YOUR GOAL: Quote the data exactly, first line to the line containing "hne_err = [0.7, 2.5, 0.95, 0.4, 1.55, 0.5]", with no pictures.

++++

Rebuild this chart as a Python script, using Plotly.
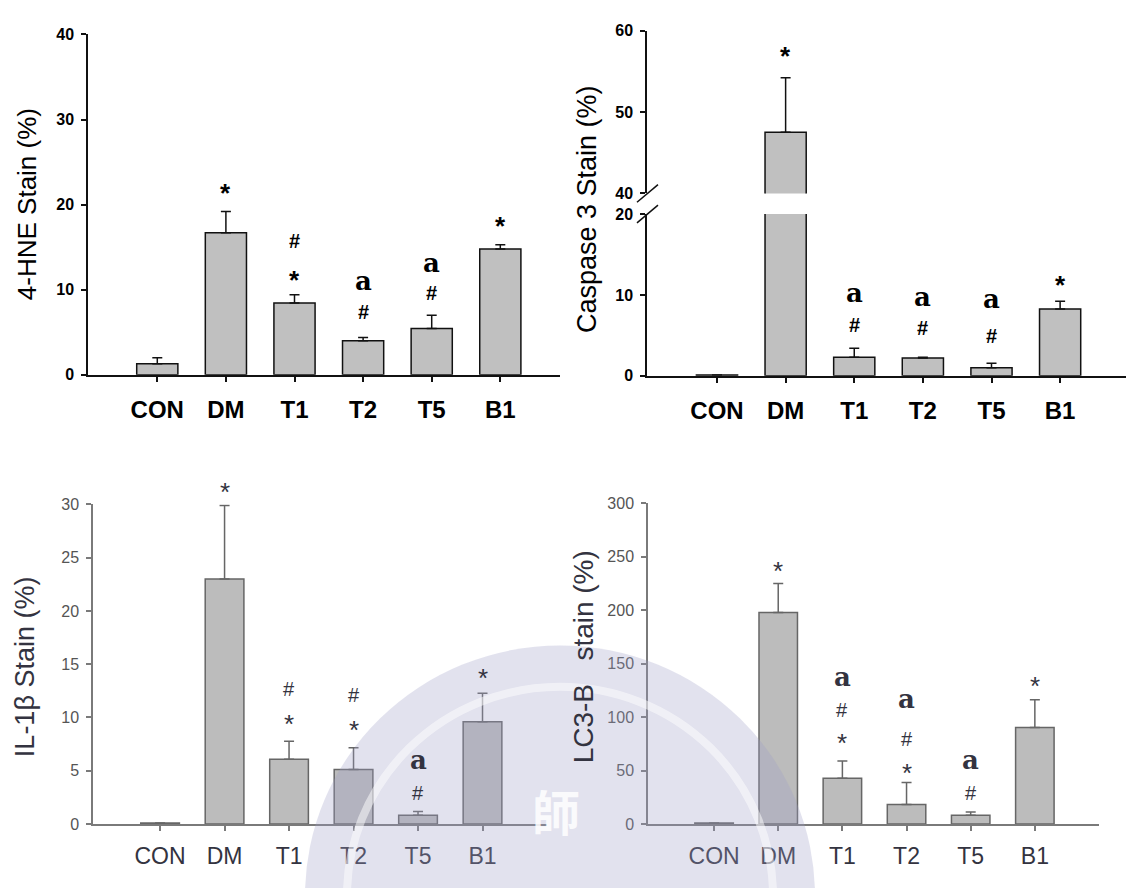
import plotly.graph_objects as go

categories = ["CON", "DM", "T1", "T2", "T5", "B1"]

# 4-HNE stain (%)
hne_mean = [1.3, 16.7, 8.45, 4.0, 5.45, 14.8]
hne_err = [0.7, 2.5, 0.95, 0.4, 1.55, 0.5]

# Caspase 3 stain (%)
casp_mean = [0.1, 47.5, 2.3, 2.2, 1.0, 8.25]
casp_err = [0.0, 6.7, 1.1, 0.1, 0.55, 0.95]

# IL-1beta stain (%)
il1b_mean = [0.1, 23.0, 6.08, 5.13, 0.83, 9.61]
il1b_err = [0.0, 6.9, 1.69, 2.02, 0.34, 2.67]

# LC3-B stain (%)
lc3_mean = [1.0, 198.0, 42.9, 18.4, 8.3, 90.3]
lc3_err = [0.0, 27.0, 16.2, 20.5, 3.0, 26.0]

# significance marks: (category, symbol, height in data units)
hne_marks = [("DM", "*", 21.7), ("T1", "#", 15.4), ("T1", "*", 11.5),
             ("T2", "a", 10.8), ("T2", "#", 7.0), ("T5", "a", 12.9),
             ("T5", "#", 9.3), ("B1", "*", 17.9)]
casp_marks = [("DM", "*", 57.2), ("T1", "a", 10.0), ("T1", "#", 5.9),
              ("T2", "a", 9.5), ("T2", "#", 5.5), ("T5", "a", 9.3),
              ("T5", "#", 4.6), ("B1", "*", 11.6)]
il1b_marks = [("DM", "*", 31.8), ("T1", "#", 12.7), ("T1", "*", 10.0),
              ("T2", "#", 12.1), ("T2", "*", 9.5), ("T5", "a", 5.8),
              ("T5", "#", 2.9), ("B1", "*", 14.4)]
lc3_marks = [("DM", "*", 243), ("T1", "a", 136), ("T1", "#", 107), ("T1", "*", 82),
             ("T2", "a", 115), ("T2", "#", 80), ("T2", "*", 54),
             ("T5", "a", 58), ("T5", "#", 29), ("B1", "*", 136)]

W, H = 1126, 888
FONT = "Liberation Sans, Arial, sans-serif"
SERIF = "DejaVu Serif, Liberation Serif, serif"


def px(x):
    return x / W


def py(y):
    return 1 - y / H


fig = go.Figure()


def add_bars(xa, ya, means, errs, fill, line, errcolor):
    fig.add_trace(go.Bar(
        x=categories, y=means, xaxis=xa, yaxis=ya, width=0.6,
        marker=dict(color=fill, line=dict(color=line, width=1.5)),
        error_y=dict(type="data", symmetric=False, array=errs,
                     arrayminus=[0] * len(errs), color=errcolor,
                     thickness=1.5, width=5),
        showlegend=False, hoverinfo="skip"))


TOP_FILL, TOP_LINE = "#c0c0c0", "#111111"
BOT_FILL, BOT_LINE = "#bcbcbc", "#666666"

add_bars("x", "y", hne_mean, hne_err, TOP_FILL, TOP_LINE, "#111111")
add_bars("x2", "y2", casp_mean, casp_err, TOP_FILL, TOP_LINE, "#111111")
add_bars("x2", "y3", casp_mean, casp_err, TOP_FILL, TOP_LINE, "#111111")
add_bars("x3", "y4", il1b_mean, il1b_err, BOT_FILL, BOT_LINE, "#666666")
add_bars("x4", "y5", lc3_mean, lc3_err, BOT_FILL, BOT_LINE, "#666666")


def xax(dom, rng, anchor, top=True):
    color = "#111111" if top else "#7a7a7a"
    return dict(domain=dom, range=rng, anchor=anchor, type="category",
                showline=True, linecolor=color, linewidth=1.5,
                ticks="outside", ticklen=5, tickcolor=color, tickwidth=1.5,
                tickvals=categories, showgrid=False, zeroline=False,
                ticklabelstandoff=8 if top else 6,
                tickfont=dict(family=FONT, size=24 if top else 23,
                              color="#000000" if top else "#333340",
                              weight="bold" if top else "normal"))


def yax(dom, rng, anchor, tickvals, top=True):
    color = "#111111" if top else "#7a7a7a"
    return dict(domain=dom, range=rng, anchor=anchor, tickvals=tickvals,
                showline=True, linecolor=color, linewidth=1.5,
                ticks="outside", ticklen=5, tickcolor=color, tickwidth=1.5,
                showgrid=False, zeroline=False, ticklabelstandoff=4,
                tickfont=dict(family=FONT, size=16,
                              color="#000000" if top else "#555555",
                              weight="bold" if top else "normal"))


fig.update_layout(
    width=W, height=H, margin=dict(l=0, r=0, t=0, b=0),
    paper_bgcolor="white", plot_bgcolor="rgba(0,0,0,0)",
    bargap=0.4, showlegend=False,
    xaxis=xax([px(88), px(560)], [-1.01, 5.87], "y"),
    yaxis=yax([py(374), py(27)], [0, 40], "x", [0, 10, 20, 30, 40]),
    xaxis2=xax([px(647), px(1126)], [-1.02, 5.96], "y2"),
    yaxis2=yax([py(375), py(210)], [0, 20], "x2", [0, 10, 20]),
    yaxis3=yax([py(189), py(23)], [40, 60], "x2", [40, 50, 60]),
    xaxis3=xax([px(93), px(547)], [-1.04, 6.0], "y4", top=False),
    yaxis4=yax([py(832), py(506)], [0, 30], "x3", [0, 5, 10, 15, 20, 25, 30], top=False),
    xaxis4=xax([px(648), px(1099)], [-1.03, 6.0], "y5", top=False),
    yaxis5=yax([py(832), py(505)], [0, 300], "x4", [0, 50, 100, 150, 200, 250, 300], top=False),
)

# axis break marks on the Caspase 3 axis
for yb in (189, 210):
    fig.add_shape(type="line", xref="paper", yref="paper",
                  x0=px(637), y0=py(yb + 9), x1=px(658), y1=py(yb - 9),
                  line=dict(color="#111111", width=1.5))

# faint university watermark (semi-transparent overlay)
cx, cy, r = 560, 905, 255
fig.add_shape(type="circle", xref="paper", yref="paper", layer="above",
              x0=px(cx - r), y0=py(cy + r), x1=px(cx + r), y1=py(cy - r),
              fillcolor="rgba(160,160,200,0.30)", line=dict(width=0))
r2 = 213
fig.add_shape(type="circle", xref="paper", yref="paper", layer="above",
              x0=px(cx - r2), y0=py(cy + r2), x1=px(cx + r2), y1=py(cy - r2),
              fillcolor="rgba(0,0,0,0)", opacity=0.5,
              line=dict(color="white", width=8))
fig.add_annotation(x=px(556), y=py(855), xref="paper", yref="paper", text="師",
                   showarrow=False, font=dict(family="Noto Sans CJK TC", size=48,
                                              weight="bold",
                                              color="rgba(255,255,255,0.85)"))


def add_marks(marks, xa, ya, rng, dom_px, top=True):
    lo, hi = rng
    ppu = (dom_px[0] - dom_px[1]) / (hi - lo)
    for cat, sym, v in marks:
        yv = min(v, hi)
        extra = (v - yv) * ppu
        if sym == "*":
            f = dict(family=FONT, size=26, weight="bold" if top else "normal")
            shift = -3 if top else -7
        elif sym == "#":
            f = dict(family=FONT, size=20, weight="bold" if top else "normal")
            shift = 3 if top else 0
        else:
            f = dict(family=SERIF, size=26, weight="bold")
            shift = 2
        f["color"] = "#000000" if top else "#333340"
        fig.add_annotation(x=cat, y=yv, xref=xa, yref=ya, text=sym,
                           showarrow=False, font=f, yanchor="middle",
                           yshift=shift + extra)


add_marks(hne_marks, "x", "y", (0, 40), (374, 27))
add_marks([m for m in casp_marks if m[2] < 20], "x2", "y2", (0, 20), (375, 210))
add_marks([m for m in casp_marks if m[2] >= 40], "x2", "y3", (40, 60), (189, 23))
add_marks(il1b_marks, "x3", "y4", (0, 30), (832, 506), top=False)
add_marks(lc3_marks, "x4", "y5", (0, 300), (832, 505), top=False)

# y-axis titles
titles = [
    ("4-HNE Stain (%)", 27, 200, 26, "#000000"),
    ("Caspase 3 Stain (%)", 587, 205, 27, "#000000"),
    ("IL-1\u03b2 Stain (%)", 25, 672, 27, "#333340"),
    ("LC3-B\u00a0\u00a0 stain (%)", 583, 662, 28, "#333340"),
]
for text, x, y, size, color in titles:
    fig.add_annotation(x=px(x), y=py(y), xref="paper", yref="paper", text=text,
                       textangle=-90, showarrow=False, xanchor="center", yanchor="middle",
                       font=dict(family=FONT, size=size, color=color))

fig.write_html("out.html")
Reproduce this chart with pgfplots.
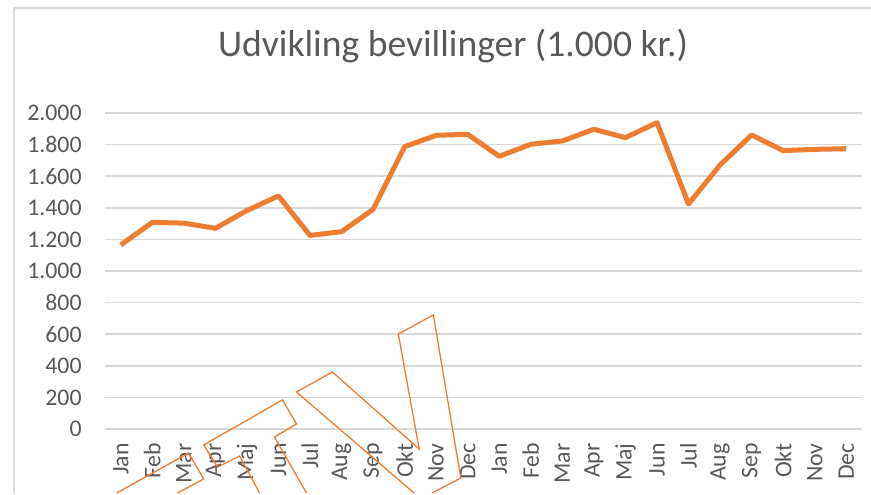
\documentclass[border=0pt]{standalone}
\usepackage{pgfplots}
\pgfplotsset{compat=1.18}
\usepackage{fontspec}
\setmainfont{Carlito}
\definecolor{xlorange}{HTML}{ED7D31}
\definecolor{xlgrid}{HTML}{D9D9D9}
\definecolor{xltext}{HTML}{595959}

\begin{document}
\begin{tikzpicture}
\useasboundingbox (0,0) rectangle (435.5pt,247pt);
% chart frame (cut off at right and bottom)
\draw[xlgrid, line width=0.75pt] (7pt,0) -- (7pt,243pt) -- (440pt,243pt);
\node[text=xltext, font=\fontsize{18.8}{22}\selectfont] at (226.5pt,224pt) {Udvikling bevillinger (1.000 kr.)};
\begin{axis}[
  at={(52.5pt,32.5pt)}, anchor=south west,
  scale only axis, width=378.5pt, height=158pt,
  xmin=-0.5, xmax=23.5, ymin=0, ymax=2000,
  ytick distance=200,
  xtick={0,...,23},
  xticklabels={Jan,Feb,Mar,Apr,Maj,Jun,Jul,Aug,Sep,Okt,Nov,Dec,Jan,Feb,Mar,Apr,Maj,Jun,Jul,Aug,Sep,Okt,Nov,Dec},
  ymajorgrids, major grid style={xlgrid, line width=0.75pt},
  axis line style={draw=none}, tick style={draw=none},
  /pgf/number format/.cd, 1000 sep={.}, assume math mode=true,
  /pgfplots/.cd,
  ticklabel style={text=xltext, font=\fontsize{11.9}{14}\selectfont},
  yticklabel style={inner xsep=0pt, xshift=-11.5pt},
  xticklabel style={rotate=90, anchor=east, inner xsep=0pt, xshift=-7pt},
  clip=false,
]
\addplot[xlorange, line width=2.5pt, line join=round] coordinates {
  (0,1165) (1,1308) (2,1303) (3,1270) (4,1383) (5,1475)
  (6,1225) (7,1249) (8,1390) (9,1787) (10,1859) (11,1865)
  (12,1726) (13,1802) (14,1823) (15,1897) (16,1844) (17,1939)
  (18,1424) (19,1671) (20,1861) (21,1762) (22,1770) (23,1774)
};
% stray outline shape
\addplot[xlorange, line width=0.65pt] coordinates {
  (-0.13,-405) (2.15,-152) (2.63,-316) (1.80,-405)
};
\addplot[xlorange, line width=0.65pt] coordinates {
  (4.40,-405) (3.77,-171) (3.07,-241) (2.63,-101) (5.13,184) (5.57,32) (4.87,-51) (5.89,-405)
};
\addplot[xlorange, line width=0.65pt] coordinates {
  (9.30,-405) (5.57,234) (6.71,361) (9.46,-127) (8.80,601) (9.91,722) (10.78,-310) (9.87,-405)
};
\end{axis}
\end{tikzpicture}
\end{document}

++++

EXERCISE RESULT:
Rebuild this chart as a Python script, using Plotly.
import plotly.graph_objects as go

categories = ["CON", "DM", "T1", "T2", "T5", "B1"]

# 4-HNE stain (%)
hne_mean = [1.3, 16.7, 8.45, 4.0, 5.45, 14.8]
hne_err = [0.7, 2.5, 0.95, 0.4, 1.55, 0.5]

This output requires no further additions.